> _What the task requires_
Write out all of the entries that follow, word for word, but skip the pictures.

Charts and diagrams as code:
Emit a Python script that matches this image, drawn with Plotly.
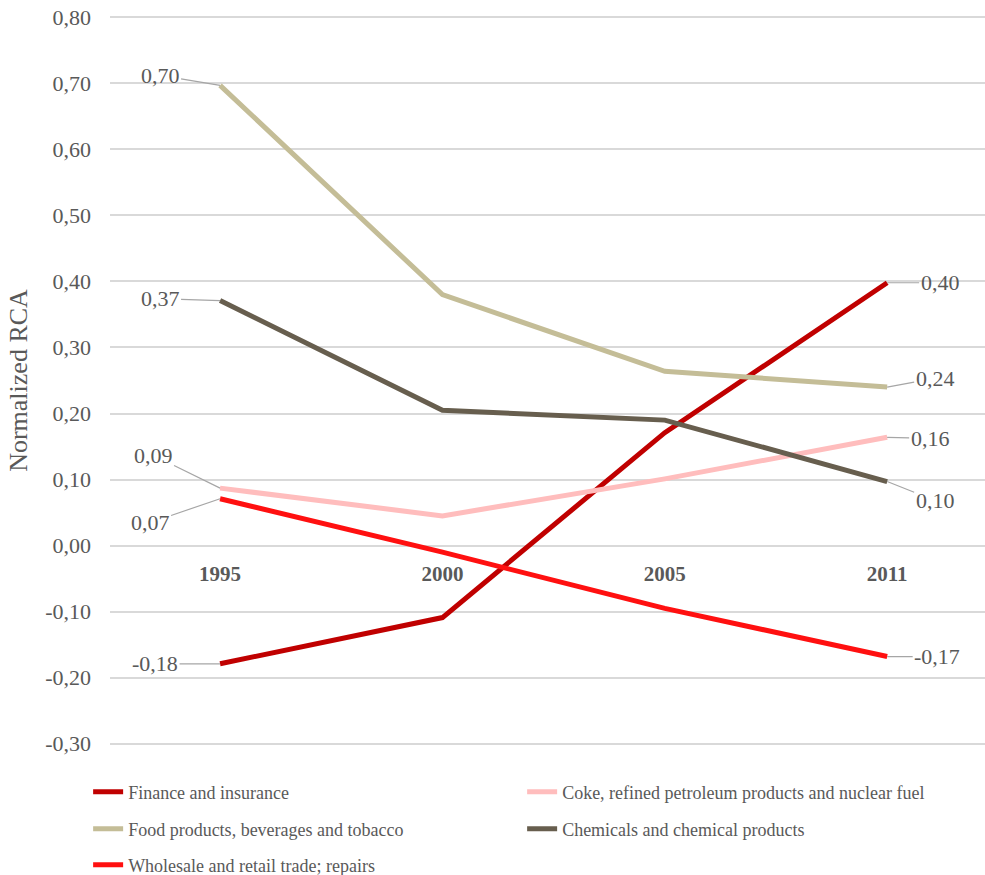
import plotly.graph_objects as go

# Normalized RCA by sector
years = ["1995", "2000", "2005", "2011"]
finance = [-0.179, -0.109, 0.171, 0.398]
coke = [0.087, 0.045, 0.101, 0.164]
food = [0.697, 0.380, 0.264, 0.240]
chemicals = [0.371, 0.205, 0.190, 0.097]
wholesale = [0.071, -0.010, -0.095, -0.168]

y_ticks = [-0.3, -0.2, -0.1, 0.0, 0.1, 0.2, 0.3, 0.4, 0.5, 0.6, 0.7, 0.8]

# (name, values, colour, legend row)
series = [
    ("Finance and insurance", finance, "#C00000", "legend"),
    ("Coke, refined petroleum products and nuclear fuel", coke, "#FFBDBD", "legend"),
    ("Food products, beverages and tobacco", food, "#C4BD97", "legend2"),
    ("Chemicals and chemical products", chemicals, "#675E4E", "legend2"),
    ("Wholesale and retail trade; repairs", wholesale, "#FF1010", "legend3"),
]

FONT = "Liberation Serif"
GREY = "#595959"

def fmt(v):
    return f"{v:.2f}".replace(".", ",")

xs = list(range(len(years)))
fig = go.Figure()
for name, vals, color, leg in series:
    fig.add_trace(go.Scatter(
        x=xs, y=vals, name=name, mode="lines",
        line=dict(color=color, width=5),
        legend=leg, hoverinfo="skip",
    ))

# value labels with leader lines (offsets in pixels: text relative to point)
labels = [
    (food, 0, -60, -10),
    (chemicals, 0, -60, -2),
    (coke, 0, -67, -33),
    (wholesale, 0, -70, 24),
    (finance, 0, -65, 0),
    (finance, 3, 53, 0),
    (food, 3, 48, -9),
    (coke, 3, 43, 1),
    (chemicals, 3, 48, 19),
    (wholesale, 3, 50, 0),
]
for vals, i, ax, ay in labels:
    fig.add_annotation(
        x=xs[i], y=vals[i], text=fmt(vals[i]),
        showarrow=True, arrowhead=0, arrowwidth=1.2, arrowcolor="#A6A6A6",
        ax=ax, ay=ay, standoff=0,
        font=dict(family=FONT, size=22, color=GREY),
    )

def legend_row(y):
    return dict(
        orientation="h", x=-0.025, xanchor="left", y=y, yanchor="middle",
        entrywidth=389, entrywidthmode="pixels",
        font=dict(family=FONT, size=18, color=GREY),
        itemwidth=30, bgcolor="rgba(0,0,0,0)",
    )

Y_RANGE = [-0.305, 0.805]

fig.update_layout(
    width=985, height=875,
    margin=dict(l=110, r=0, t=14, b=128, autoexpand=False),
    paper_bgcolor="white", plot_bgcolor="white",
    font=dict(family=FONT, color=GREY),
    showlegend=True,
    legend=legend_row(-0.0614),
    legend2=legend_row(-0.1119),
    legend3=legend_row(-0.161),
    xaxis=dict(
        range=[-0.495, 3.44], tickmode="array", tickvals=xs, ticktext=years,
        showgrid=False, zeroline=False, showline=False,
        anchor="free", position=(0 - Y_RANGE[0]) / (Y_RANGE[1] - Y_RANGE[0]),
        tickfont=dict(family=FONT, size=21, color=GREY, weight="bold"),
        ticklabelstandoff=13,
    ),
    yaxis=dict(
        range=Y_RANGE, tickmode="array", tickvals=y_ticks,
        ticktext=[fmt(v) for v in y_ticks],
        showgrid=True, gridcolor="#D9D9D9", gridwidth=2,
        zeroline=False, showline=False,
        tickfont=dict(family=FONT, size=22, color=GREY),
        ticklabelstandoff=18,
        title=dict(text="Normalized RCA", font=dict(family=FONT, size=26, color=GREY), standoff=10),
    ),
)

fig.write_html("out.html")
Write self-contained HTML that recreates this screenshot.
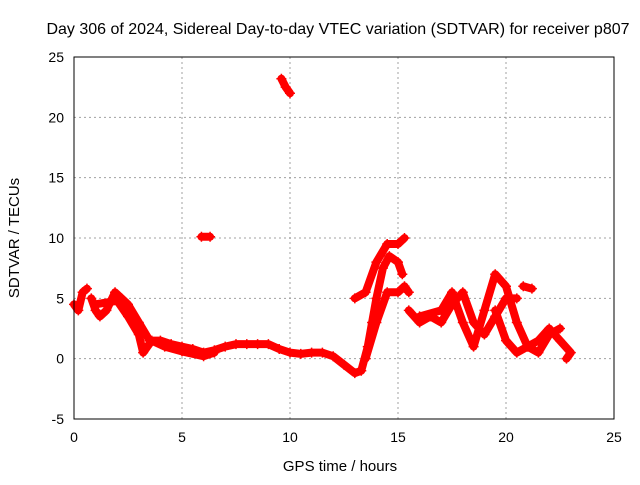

> _Task output_
Emit a Python script that matches this image, drawn with Plotly.
import plotly.graph_objects as go

# Normalized RCA by sector
years = ["1995", "2000", "2005", "2011"]
finance = [-0.179, -0.109, 0.171, 0.398]
coke = [0.087, 0.045, 0.101, 0.164]
food = [0.697, 0.380, 0.264, 0.240]
chemicals = [0.371, 0.205, 0.190, 0.097]
wholesale = [0.071, -0.010, -0.095, -0.168]

y_ticks = [-0.3, -0.2, -0.1, 0.0, 0.1, 0.2, 0.3, 0.4, 0.5, 0.6, 0.7, 0.8]

# (name, values, colour, legend row)
series = [
    ("Finance and insurance", finance, "#C00000", "legend"),
    ("Coke, refined petroleum products and nuclear fuel", coke, "#FFBDBD", "legend"),
    ("Food products, beverages and tobacco", food, "#C4BD97", "legend2"),
    ("Chemicals and chemical products", chemicals, "#675E4E", "legend2"),
    ("Wholesale and retail trade; repairs", wholesale, "#FF1010", "legend3"),
]

FONT = "Liberation Serif"
GREY = "#595959"

def fmt(v):
    return f"{v:.2f}".replace(".", ",")

xs = list(range(len(years)))
fig = go.Figure()
for name, vals, color, leg in series:
    fig.add_trace(go.Scatter(
        x=xs, y=vals, name=name, mode="lines",
        line=dict(color=color, width=5),
        legend=leg, hoverinfo="skip",
    ))

# value labels with leader lines (offsets in pixels: text relative to point)
labels = [
    (food, 0, -60, -10),
    (chemicals, 0, -60, -2),
    (coke, 0, -67, -33),
    (wholesale, 0, -70, 24),
    (finance, 0, -65, 0),
    (finance, 3, 53, 0),
    (food, 3, 48, -9),
    (coke, 3, 43, 1),
    (chemicals, 3, 48, 19),
    (wholesale, 3, 50, 0),
]
for vals, i, ax, ay in labels:
    fig.add_annotation(
        x=xs[i], y=vals[i], text=fmt(vals[i]),
        showarrow=True, arrowhead=0, arrowwidth=1.2, arrowcolor="#A6A6A6",
        ax=ax, ay=ay, standoff=0,
        font=dict(family=FONT, size=22, color=GREY),
    )

def legend_row(y):
    return dict(
        orientation="h", x=-0.025, xanchor="left", y=y, yanchor="middle",
        entrywidth=389, entrywidthmode="pixels",
        font=dict(family=FONT, size=18, color=GREY),
        itemwidth=30, bgcolor="rgba(0,0,0,0)",
    )

Y_RANGE = [-0.305, 0.805]

fig.update_layout(
    width=985, height=875,
    margin=dict(l=110, r=0, t=14, b=128, autoexpand=False),
    paper_bgcolor="white", plot_bgcolor="white",
    font=dict(family=FONT, color=GREY),
    showlegend=True,
    legend=legend_row(-0.0614),
    legend2=legend_row(-0.1119),
    legend3=legend_row(-0.161),
    xaxis=dict(
        range=[-0.495, 3.44], tickmode="array", tickvals=xs, ticktext=years,
        showgrid=False, zeroline=False, showline=False,
        anchor="free", position=(0 - Y_RANGE[0]) / (Y_RANGE[1] - Y_RANGE[0]),
        tickfont=dict(family=FONT, size=21, color=GREY, weight="bold"),
        ticklabelstandoff=13,
    ),
    yaxis=dict(
        range=Y_RANGE, tickmode="array", tickvals=y_ticks,
        ticktext=[fmt(v) for v in y_ticks],
        showgrid=True, gridcolor="#D9D9D9", gridwidth=2,
        zeroline=False, showline=False,
        tickfont=dict(family=FONT, size=22, color=GREY),
        ticklabelstandoff=18,
        title=dict(text="Normalized RCA", font=dict(family=FONT, size=26, color=GREY), standoff=10),
    ),
)

fig.write_html("out.html")
Write self-contained HTML that recreates this screenshot.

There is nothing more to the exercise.